**STATED PROBLEM:** Of the lines in these entries, how many contain the string "Python"? Give the number and nothing else.

**INPUT MATERIAL:**
⟨

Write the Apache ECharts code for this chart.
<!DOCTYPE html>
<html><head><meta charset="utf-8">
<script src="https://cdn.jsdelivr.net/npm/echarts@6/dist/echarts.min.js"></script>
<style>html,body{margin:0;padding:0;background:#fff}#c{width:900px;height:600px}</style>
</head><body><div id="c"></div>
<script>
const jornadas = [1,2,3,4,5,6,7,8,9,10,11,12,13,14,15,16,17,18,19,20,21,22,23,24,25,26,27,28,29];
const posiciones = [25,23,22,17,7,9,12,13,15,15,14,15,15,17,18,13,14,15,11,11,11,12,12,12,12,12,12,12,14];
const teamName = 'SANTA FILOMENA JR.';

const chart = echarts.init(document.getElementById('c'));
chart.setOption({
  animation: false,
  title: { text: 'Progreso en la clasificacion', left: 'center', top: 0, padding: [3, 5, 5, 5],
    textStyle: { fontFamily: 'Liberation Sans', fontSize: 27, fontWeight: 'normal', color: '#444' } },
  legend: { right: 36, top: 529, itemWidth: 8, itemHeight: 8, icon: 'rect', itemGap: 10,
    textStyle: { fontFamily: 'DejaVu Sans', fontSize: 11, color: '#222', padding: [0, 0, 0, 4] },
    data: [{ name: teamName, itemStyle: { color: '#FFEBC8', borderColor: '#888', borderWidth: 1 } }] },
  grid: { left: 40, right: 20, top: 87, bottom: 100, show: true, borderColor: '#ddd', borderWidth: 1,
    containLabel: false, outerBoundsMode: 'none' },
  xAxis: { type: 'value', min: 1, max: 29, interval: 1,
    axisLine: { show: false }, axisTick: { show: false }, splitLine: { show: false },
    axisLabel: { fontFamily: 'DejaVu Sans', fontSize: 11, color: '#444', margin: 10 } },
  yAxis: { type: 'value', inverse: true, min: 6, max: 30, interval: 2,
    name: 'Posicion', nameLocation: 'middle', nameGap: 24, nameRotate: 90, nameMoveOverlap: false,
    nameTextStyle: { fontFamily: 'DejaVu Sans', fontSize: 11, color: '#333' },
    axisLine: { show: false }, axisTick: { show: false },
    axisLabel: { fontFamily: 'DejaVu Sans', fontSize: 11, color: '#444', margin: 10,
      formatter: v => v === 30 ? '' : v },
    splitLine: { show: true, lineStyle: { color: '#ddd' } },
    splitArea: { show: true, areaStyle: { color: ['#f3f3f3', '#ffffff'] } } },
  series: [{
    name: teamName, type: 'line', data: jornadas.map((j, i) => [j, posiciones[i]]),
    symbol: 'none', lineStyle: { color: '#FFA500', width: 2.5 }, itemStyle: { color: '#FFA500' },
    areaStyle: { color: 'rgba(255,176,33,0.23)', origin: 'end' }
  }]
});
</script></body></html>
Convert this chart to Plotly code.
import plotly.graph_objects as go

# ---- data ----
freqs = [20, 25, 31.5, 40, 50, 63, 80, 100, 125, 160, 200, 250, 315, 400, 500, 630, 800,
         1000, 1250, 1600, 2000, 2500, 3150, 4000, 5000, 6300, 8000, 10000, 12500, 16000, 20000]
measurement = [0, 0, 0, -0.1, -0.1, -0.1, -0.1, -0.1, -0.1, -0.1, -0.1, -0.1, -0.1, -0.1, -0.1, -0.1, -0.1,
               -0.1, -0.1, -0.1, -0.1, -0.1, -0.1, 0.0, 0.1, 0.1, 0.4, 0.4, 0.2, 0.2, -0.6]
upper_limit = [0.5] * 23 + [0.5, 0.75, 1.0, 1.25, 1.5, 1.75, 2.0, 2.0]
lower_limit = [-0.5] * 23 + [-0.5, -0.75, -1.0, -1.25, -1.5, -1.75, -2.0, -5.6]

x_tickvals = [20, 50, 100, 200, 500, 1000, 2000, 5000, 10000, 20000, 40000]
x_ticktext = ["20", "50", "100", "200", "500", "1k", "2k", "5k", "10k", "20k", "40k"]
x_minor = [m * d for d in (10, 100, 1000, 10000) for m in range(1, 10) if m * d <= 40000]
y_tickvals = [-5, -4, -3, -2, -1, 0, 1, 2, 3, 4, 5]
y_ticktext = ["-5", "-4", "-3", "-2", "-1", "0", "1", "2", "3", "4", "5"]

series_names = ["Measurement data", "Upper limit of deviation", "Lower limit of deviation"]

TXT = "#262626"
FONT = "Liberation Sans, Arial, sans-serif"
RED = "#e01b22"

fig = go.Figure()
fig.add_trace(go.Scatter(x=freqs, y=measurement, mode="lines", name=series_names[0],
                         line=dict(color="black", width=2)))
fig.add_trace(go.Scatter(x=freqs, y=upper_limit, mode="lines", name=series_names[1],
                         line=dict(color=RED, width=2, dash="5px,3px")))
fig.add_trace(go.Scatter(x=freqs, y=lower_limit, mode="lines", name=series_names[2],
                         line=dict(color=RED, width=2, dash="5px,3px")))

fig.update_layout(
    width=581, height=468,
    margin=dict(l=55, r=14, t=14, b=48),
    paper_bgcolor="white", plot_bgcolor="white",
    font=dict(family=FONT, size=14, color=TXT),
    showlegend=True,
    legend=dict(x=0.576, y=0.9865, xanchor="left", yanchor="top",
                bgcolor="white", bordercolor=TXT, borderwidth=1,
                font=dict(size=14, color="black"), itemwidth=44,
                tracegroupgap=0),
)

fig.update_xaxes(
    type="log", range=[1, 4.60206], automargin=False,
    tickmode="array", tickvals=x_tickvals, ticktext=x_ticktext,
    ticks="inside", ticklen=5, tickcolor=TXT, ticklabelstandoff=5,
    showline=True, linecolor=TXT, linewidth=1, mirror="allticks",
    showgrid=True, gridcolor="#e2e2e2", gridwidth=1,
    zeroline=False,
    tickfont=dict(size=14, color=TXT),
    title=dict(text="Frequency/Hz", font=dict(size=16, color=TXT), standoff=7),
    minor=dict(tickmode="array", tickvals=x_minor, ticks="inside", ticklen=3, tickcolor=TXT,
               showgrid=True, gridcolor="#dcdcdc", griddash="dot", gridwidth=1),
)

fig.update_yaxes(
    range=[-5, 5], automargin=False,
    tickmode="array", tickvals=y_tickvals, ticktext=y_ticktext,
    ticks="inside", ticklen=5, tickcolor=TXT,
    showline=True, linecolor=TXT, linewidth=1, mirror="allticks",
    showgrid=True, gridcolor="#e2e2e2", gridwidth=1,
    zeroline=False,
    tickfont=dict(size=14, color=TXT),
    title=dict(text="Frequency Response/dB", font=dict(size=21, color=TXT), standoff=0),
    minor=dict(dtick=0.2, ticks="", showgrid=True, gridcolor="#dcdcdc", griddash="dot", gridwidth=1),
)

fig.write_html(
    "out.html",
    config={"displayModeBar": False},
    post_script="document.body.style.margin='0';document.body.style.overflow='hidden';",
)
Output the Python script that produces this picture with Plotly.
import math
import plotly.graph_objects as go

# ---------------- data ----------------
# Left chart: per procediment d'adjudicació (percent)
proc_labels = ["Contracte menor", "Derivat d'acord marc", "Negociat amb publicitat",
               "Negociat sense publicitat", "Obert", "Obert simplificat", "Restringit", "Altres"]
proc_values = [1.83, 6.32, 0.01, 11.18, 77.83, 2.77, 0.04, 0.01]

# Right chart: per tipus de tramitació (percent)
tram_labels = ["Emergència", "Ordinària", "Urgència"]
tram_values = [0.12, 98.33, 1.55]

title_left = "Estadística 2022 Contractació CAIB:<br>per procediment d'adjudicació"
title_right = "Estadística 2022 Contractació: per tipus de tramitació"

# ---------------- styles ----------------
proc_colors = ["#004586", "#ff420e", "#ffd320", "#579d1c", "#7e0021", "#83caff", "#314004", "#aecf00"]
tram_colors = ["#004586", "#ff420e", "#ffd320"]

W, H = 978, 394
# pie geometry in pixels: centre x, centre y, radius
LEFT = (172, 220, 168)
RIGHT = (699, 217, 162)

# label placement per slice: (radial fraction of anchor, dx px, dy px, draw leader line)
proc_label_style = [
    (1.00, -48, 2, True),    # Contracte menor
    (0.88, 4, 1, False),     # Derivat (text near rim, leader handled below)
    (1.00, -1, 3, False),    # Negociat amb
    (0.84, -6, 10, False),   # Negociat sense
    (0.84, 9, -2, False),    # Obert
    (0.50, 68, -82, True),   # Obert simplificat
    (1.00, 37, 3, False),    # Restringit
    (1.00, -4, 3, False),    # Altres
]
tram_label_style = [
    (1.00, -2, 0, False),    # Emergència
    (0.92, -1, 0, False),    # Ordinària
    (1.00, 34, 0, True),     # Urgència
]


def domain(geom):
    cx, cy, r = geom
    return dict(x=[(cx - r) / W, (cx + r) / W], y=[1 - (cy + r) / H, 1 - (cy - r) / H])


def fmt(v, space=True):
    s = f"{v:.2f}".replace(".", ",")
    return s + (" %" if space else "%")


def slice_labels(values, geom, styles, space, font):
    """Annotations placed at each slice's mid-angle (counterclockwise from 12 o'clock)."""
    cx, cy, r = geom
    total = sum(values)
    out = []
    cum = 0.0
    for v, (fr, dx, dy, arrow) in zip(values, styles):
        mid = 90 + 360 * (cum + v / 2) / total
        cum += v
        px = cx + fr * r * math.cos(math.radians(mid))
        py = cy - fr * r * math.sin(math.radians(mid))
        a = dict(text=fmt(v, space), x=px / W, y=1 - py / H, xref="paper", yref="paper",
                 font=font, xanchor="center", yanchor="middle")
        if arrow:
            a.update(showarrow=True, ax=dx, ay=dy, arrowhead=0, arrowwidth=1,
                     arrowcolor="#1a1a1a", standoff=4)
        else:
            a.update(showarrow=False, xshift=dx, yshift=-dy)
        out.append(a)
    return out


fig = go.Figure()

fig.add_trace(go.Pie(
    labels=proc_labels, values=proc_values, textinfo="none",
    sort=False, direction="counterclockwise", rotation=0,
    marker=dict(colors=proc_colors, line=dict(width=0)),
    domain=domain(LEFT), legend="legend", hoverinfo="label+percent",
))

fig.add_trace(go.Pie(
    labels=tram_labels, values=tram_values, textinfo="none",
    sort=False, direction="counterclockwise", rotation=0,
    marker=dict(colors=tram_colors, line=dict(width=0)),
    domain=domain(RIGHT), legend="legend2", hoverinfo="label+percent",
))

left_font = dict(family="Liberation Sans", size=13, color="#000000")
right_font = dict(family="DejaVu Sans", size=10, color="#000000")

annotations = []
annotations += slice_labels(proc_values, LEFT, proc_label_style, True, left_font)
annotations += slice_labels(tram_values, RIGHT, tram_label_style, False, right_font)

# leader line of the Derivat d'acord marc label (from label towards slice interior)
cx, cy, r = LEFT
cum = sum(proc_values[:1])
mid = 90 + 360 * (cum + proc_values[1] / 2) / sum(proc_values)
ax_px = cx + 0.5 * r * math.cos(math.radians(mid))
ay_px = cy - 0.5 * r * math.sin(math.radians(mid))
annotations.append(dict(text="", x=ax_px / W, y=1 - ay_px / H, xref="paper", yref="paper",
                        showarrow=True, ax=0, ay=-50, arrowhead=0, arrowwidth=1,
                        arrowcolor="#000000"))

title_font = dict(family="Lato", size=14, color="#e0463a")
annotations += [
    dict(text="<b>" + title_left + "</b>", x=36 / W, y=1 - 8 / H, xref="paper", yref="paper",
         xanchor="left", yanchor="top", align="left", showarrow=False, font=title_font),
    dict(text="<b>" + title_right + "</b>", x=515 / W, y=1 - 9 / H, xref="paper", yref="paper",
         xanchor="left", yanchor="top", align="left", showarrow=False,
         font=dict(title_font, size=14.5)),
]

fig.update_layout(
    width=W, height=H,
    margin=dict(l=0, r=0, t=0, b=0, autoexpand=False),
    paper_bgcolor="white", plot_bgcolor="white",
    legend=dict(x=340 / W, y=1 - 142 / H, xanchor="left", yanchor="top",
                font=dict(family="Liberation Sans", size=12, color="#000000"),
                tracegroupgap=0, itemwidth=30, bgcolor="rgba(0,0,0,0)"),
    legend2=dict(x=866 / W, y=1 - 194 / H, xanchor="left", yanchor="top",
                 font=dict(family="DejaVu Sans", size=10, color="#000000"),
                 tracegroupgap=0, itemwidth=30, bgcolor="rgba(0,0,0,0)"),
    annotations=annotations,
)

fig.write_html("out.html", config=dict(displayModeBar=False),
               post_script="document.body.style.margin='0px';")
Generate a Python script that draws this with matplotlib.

⟩

**SOLVED PROBLEM:** 2